Il fallimento degli arabi sunniti

04/08/2017

Ora che l’ISIS è stato cacciato da Mosul, le élite sunnite dell’Iraq escono dall’ombra e si interrogano sul futuro della loro comunità. Il 15 luglio 2017 si è tenuto a Baghdad un incontro fra capi politici, tribali, ministri e governatori di aree sunnite. L’incontro non ha fatto che evidenziare le differenze di opinione, senza concludere nulla.

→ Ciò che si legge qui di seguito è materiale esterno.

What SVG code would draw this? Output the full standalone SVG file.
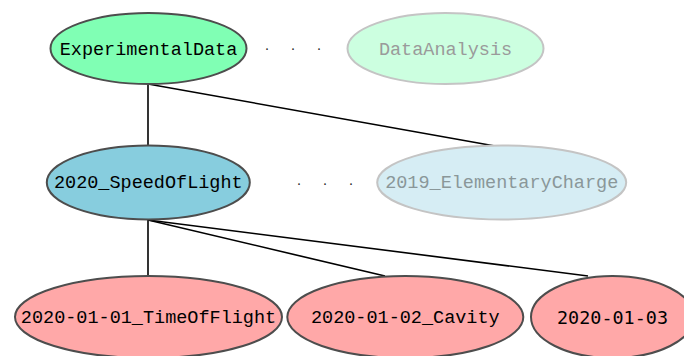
<svg xmlns="http://www.w3.org/2000/svg" width="684" height="356" viewBox="0 0 684 356">
  <style>
    .node ellipse { stroke: #4d4d4d; stroke-width: 2; }
    .node text { font-family: "Liberation Mono", "DejaVu Sans Mono", monospace; font-size: 18.5px; text-anchor: middle; fill: #000; }
    .faded ellipse { stroke: #c4c4c4; }
    .faded text { fill: #9a9a9a; }
    .edges line { stroke: #000; stroke-width: 1.6; }
    .dots { font-family: "Liberation Serif", serif; font-size: 14px; fill: #222; text-anchor: middle; }
  </style>
  <rect width="684" height="356" fill="#fff"/>

  <g id="connectors" class="edges">
    <line x1="148" y1="84" x2="148" y2="146"/>
    <line x1="148" y1="84" x2="495" y2="146"/>
    <line x1="148" y1="220" x2="148" y2="276"/>
    <line x1="148" y1="220" x2="385" y2="276"/>
    <line x1="148" y1="220" x2="588" y2="276"/>
  </g>

  <g id="ExperimentalData" class="node">
    <ellipse cx="148.5" cy="48.5" rx="98" ry="35.5" fill="#80ffb4"/>
    <text x="148.5" y="54.5">ExperimentalData</text>
  </g>
  <text class="dots" x="267 293 319" y="50">...</text>
  <g id="DataAnalysis" class="node faded">
    <ellipse cx="445.5" cy="48.5" rx="98" ry="35.5" fill="#ccffe0" stroke="#b8b8b8"/>
    <text x="445.5" y="54.5">DataAnalysis</text>
  </g>

  <g id="SpeedOfLight" class="node">
    <ellipse cx="148.3" cy="182.5" rx="101.5" ry="37" fill="#87cdde"/>
    <text x="148.3" y="188">2020_SpeedOfLight</text>
  </g>
  <text class="dots" x="299 325 351" y="185">...</text>
  <g id="ElementaryCharge" class="node faded">
    <ellipse cx="501.7" cy="182.5" rx="124.5" ry="37" fill="#d6edf4" stroke="#cccccc"/>
    <text x="501.7" y="188" style="fill:#8a9799">2019_ElementaryCharge</text>
  </g>

  <g id="TimeOfFlight" class="node">
    <ellipse cx="148.5" cy="317" rx="133.5" ry="41" fill="#ffa8a8"/>
    <text x="148.5" y="322.5">2020-01-01_TimeOfFlight</text>
  </g>
  <g id="Cavity" class="node">
    <ellipse cx="405.3" cy="317" rx="118" ry="41" fill="#ffa8a8"/>
    <text x="405.3" y="322.5">2020-01-02_Cavity</text>
  </g>
  <g id="Run20200103" class="node">
    <ellipse cx="612.5" cy="317" rx="81.5" ry="41" fill="#ffa8a8"/>
    <text x="612.5" y="323.5" style="font-family:'DejaVu Sans Mono', monospace; font-size:17px" textLength="111" lengthAdjust="spacingAndGlyphs">2020-01-03</text>
  </g>
</svg>
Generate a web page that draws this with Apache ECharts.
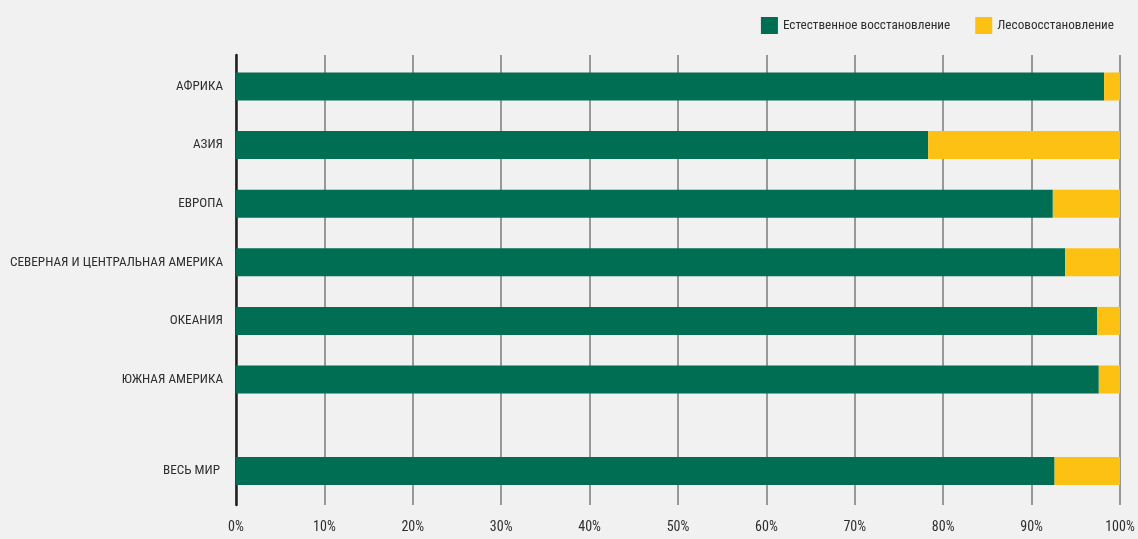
<!DOCTYPE html>
<html>
<head>
<meta charset="utf-8">
<script src="https://cdn.jsdelivr.net/npm/echarts@6/dist/echarts.min.js"></script>
<style>
html,body{margin:0;padding:0;background:#f1f1f1;}
#c{width:1138px;height:539px;}
</style>
</head>
<body>
<div id="c"></div>
<script>
const regions = ['АФРИКА','АЗИЯ','ЕВРОПА','СЕВЕРНАЯ И ЦЕНТРАЛЬНАЯ АМЕРИКА','ОКЕАНИЯ','ЮЖНАЯ АМЕРИКА'];
const regionsNatural = [98.2, 78.3, 92.4, 93.8, 97.4, 97.6];
const regionsPlanted = [1.8, 21.7, 7.6, 6.2, 2.6, 2.4];
const world = ['ВЕСЬ МИР'];
const worldNatural = [92.6];
const worldPlanted = [7.4];
const seriesNames = ['Естественное восстановление', 'Лесовосстановление'];
const xMin = 0, xMax = 100, xStep = 10;

const FONT = "'Roboto Condensed', 'Liberation Sans', sans-serif";
const GREEN = '#006e52';
const YELLOW = '#fcc112';
const TXT = '#2e2e2e';

const chart = echarts.init(document.getElementById('c'));
const hiddenX = (gi) => ({type:'value', gridIndex:gi, min:xMin, max:xMax, interval:xStep, show:false});
chart.setOption({
  backgroundColor:'#f1f1f1',
  animation:false,
  textStyle:{fontFamily:FONT},
  legend:{
    data:seriesNames, right:19, top:12, itemWidth:17, itemHeight:17, itemGap:25,
    icon:'rect',
    textStyle:{fontFamily:FONT, fontSize:13.2, color:TXT}
  },
  grid:[
    {left:236, right:18, top:55, bottom:34, outerBoundsMode:'none', containLabel:false},
    {left:236, right:18, top:57.2, height:351.6, outerBoundsMode:'none', containLabel:false},
    {left:236, right:18, top:441.7, height:58.6, outerBoundsMode:'none', containLabel:false}
  ],
  xAxis:[
    {type:'value', gridIndex:0, min:xMin, max:xMax, interval:xStep,
     axisLine:{show:false}, axisTick:{show:false},
     axisLabel:{formatter:'{value}%', color:TXT, fontFamily:FONT, fontSize:14, margin:15},
     splitLine:{show:true, lineStyle:{color:'#7a7a7a', width:1.5}}},
    hiddenX(1), hiddenX(2)
  ],
  yAxis:[
    {type:'category', gridIndex:0, data:[''], axisTick:{show:false}, axisLabel:{show:false},
     axisLine:{show:true, lineStyle:{color:'#1e1e1e', width:2.5}}},
    {type:'category', gridIndex:1, data:regions, inverse:true, axisLine:{show:false}, axisTick:{show:false},
     axisLabel:{color:TXT, fontFamily:FONT, fontSize:13.2, margin:13}},
    {type:'category', gridIndex:2, data:world, axisLine:{show:false}, axisTick:{show:false},
     axisLabel:{color:TXT, fontFamily:FONT, fontSize:13.2, margin:16}}
  ],
  series:[
    {name:seriesNames[0], type:'bar', stack:'r', xAxisIndex:1, yAxisIndex:1, data:regionsNatural, barWidth:28, itemStyle:{color:GREEN}},
    {name:seriesNames[1], type:'bar', stack:'r', xAxisIndex:1, yAxisIndex:1, data:regionsPlanted, barWidth:28, itemStyle:{color:YELLOW}},
    {name:seriesNames[0], type:'bar', stack:'w', xAxisIndex:2, yAxisIndex:2, data:worldNatural, barWidth:28, itemStyle:{color:GREEN}},
    {name:seriesNames[1], type:'bar', stack:'w', xAxisIndex:2, yAxisIndex:2, data:worldPlanted, barWidth:28, itemStyle:{color:YELLOW}}
  ]
});
</script>
</body>
</html>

Gli arabi sunniti dominarono l’Iraq sin dalla creazione dello stato nel 1920. Dapprima l’Iraq fu una monarchia hashemita, nel 1958 divenne una repubblica governata dai militari bahatisti. Nel 2003 la caduta di Saddam Hussein per mano degli Americani aprì la porta all’islamismo della minoranza sciita sostenuta dall’Iran e al nazionalismo curdo. I sunniti si spaccarono in fazioni lungo linee tribali e ideologiche, aprendo spazi a gruppi sempre più estremisti di jihadisti sunniti, fino all’ISIS. Gli sciiti furono molto abili nell’esacerbare e sfruttare le differenze e alimentare il sogno di un nuovo califfato universale sunnita, che avrebbe distolto i sunniti dalla conquista di un potere regionale limitato ma certo.

Più o meno la stessa cosa successe anche in Siria, qualche anno più tardi, ma qui un notevole numero di sunniti non ha abbandonato Assad, lo sostiene ancora, benché il regime di Assad sia dominato da una minoranza sciita alawita. Perciò lo stato siriano non è crollato del tutto, attorno ad Assad funziona ancora un nucleo di amministrazione, funziona ancora l’esercito

La conseguenza dell’appoggio all’ISIS di larga parte della popolazione araba sunnita irachena è che oggi Mosul, da sempre capitale dei sunniti iracheni, è nelle mani di soldati sciiti che l’hanno liberata. Come reagiranno i sunniti arabi nel tempo? Torneranno a ribellarsi contro gli sciiti, che sono una minoranza sostenuta dall’Iran, paese di storia e cultura non araba? Con chi si coalizzeranno?

L’Arabia Saudita si pone come il centro di gravità del mondo arabo sunnita, ma non riesce a vincere la guerra in Yemen e neppure a farsi seguire dal piccolissimo Qatar! L’Egitto, altro candidato alla guida del mondo arabo sunnita, è uno stato di lunghe e solide tradizioni e ha un buon esercito, ma è debolissimo sul piano economico. Né l’Arabia né l’Egitto possono offrire un modello di sviluppo economico, sociale e politico al resto del mondo arabo, perché entrambi sono stati semi-falliti, anche se su piani diversi e per motivi diversi. Circa il 60% degli arabi sunniti ha meno di venticinque anni: i giovani sono impazienti e tendono a essere radicali, perciò il rischio che l’ISIS risorga in altre forme è alto.